When the curd finally reaches temperature, Isbell adds butter for creaminess, gelatin for body, and citric acid for extra sour punch (since this curd is made with sweeter citrus fruits as well as lemon, it needs it). Then she immersion-blends the whole thing until it’s smooth and puts it in the fridge to cool and thicken.
Meanwhile, the dough is ready to roll out. Isbell positions a poppy-flecked disk between two pieces of parchment paper and begins gently rolling it out into a wide circle. A ring traced in Sharpie on the underside of the parchment provides a guideline for size. As it’s rolled, the dough warms up and softens again, so when she’s finished flattening both top and bottom crust, Isbell slides both disks into the freezer to firm up again.
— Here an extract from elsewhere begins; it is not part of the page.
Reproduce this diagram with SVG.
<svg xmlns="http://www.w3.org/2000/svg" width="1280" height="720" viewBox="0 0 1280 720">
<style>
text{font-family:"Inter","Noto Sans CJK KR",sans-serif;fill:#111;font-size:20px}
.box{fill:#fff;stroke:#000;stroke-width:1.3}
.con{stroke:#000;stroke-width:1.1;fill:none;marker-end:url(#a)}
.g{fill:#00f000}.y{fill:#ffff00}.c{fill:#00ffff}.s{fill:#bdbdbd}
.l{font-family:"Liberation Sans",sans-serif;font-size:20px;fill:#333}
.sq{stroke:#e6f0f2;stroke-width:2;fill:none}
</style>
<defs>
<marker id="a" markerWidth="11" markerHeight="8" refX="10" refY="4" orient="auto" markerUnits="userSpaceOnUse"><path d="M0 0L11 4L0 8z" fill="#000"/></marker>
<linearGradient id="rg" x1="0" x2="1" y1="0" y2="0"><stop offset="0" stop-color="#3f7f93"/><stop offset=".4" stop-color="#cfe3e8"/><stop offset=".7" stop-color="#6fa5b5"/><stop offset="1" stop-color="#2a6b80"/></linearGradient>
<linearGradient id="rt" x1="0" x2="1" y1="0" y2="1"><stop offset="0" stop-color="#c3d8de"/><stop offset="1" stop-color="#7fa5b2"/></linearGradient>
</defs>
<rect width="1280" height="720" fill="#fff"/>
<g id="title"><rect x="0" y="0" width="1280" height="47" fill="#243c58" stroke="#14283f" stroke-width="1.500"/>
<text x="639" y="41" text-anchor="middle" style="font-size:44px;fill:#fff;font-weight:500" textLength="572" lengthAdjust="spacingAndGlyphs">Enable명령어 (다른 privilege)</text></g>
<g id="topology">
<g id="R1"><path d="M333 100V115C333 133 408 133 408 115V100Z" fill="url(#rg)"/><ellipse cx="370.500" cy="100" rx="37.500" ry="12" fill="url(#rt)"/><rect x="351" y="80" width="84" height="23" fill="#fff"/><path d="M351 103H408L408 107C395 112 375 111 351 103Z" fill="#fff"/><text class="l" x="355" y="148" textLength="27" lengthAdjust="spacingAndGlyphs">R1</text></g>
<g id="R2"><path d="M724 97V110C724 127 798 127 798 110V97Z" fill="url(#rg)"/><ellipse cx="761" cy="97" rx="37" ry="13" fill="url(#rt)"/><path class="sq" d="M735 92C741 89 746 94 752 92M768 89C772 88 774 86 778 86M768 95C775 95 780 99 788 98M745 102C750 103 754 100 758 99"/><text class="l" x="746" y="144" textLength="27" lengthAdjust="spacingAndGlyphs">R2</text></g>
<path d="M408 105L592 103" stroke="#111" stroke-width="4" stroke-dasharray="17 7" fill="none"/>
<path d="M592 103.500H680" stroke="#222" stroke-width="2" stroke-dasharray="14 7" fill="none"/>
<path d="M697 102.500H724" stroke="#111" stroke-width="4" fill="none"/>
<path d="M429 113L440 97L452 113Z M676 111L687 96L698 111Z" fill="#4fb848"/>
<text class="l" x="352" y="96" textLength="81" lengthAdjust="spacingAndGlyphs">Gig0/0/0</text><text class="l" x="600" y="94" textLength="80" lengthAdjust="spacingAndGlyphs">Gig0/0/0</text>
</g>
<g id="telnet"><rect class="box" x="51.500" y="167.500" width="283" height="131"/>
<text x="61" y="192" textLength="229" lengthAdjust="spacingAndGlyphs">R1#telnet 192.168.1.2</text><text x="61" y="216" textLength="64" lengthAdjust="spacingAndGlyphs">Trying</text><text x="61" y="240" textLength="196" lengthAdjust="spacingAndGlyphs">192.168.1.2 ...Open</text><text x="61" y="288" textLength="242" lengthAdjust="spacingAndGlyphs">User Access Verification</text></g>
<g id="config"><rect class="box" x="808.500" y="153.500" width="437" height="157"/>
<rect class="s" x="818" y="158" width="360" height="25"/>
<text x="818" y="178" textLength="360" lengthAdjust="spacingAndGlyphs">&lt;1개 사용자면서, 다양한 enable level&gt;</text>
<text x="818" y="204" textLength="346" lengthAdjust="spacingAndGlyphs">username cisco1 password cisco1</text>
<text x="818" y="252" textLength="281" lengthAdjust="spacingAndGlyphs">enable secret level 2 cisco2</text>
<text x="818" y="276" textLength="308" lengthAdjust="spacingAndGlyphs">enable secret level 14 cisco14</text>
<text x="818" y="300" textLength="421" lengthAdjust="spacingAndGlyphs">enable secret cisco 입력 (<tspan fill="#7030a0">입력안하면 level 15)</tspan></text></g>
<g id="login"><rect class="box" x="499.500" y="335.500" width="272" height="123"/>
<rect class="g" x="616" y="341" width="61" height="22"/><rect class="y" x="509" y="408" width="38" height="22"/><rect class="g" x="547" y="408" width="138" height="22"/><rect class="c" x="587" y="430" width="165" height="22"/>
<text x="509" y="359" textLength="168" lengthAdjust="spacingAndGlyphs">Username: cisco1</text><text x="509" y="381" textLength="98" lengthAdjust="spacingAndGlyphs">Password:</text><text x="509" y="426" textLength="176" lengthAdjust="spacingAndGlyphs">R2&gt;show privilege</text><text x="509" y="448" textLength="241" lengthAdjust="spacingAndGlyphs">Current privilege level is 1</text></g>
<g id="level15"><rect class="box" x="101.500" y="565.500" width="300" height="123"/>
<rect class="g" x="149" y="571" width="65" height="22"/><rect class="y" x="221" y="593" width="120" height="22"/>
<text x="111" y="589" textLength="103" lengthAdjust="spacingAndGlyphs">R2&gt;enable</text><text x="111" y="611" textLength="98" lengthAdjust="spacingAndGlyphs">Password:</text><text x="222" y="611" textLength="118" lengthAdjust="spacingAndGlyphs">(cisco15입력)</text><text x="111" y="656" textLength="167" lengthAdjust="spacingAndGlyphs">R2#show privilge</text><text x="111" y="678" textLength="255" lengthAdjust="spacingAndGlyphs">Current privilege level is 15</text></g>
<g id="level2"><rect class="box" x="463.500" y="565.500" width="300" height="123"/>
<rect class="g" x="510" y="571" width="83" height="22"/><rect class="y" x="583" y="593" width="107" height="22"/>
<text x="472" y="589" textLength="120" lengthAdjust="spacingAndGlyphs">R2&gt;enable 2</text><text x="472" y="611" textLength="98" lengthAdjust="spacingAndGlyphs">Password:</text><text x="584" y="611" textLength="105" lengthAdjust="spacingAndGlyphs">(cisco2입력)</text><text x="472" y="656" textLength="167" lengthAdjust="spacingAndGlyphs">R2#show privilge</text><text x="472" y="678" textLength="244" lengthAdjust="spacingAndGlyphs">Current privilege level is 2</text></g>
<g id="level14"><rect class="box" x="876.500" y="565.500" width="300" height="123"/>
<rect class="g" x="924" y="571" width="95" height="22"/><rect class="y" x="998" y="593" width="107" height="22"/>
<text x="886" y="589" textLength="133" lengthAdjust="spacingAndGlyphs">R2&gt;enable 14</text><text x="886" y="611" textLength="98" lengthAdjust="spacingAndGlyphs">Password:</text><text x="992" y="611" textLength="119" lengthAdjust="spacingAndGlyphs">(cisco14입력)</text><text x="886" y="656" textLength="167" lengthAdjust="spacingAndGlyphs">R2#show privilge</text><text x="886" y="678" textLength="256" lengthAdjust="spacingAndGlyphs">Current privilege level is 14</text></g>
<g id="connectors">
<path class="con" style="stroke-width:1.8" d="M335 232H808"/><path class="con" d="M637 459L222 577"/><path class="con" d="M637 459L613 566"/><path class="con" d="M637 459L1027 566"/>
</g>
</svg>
Half an hour later or so, when the dough is sturdy but still supple and not completely frozen, Isbell assembles the cake. She lowers one disk into a greased, parchment-lined, cake pan, gently pressing it down and into the corners. She pinches and molds the sides of the crust so that they’re thicker near the top and sturdy enough to hold the top crust.
With the edges roughly shaped, Isbell grabs a pastry bag full of curd from the fridge and pipes a spiral of thick curd over the base of the cake. The bag is for speed and consistency: Isbell portions out the exact amount of curd needed for one cake into pastry bags in advance, so it’s easy to make every cake the same without stopping to measure out its contents.
After carefully setting the top crust down over the curd, Isbell presses down around the sides to make sure top and bottom are sealed tight. Then she slices the extra dough away from the edges, setting it aside for another cake. “Most doughs you can re-roll once,” she says. More than that, and they’ll be tough and chewy. But since the trimmings from three cakes usually yield enough to make a fourth, once is worthwhile.
The cake usually goes into the freezer again before being baked, since the slower bake gives it a better consistency. It comes out of the oven brown and crisp around the edges, and once it’s had some time to cool, Isbell flips it on onto a rack set over a sheet pan. The bottom now becomes the top, since its smooth surface and sharp edges look cleaner, and will better show off the sheen of the glaze Isbell now pours generously over the cake.
It’s a simple glaze, just a mixture of powdered sugar and grapefruit juice, which Isbell likes because it adds a faint blush to the icing. The light rosy hue, she says, matches the restaurant’s pink ceramic cake stand.
When Isbell cuts a fresh slice of the gateau au citron, the fresh glaze runs and drapes over its sides, pooling on the plate. It is all the adornment this bright, humble little cake needs.